The same logic drives internal moves. If you already know how someone behaves under pressure, collaborates across teams, and learns new tools, promoting or laterally shifting them is like reinvesting in a stock you’ve watched for years. The company cuts cost-per-hire, managers avoid gambling on culture fit, and HR spends less time wading through 250 nearly identical applications for one opening.

But here’s the twist: those advantages aren’t reserved for insiders at big brands. You can create similar “trust shortcuts” even if you’re outside the building. How? By showing your work in places decision-makers actually see: thoughtful posts on LinkedIn, targeted contributions in niche Slack groups, relevant answers on GitHub or Stack Overflow, short teardown threads about a company’s product, concise Loom videos walking through a project. These become public receipts of how you think and operate.

Small and mid-sized companies, especially, lean on these informal signals. They might peek at who engages smartly with their content, who consistently helps others in professional communities, or who keeps popping up with sharp, low-drama insights. Over time, you stop being “a random applicant” and start being “that person who really understands our space.”

Think of it like compound interest in finance: each tiny, visible proof of your skills quietly accumulates. One post won’t change your career—hundreds, over months, can tilt the odds that when a role quietly opens, your name is the one someone brings into the room.

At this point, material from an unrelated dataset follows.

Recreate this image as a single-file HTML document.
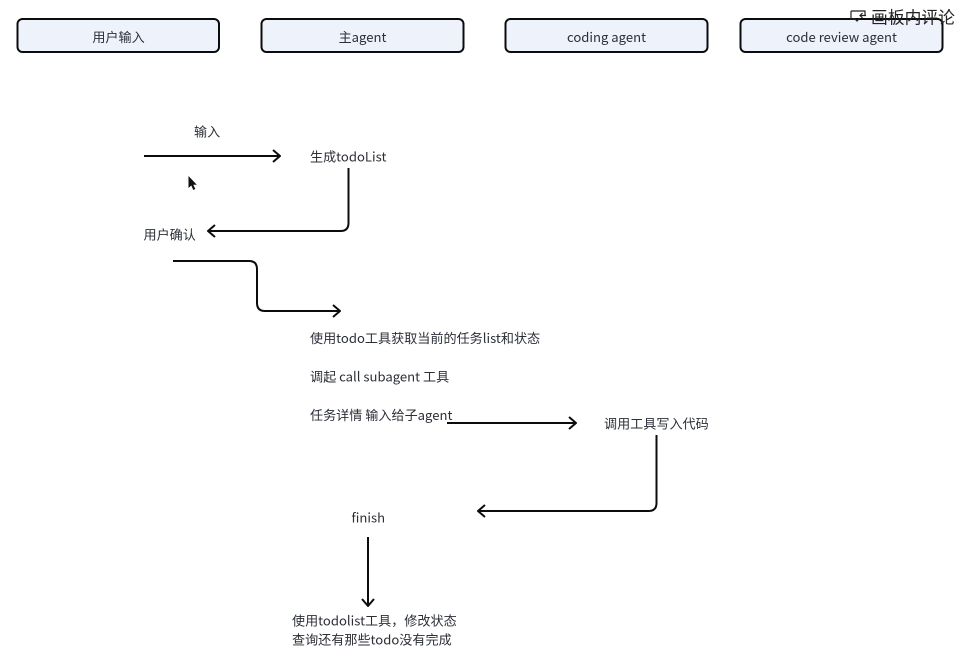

A practical way to tap into this quiet flow of opportunities is to treat each interaction like a micro-audition. Comment thoughtfully on a VP’s post with a concrete idea, not generic praise. DM a recruiter a short, relevant case study instead of “checking in.” When a startup you admire ships a new feature, send a brief Loom walking through one improvement you’d test and why. These are tiny, low-stakes “samples” of how you think.

You can also engineer surface area where decision-makers already look. Speak at a niche meetup and post the recording. Contribute a pull request to an open-source tool your target company uses. Host a small roundtable on a sticky problem in your industry and invite three people you respect. One analogy: think of yourself as planning a layover in a hub airport—by routing your efforts through the “hubs” your ideal employers already pass through, you dramatically increase the odds of a meaningful connection without chasing every single flight.

As AI-driven tools quietly route roles to “best bets” before announcements, the edge shifts toward people who can be *found* and *measured*. Treat your online footprint like a garden: diversify what you plant (projects, collaborations, public wins and failures) so algorithms and humans can see patterns, not snapshots. Expect invite-only talent pools, skills badges, and even portfolio “credit scores” to matter more than where you worked, and earlier in the process.

Treat this as ongoing exploration: test small bets, notice what draws interest, and double down there. Your challenge this week: map five teams or leaders you’d love to work with, then do one tiny, useful thing for each—share a resource, suggest an idea, or connect them to someone. Track which seeds get a response and adjust your map.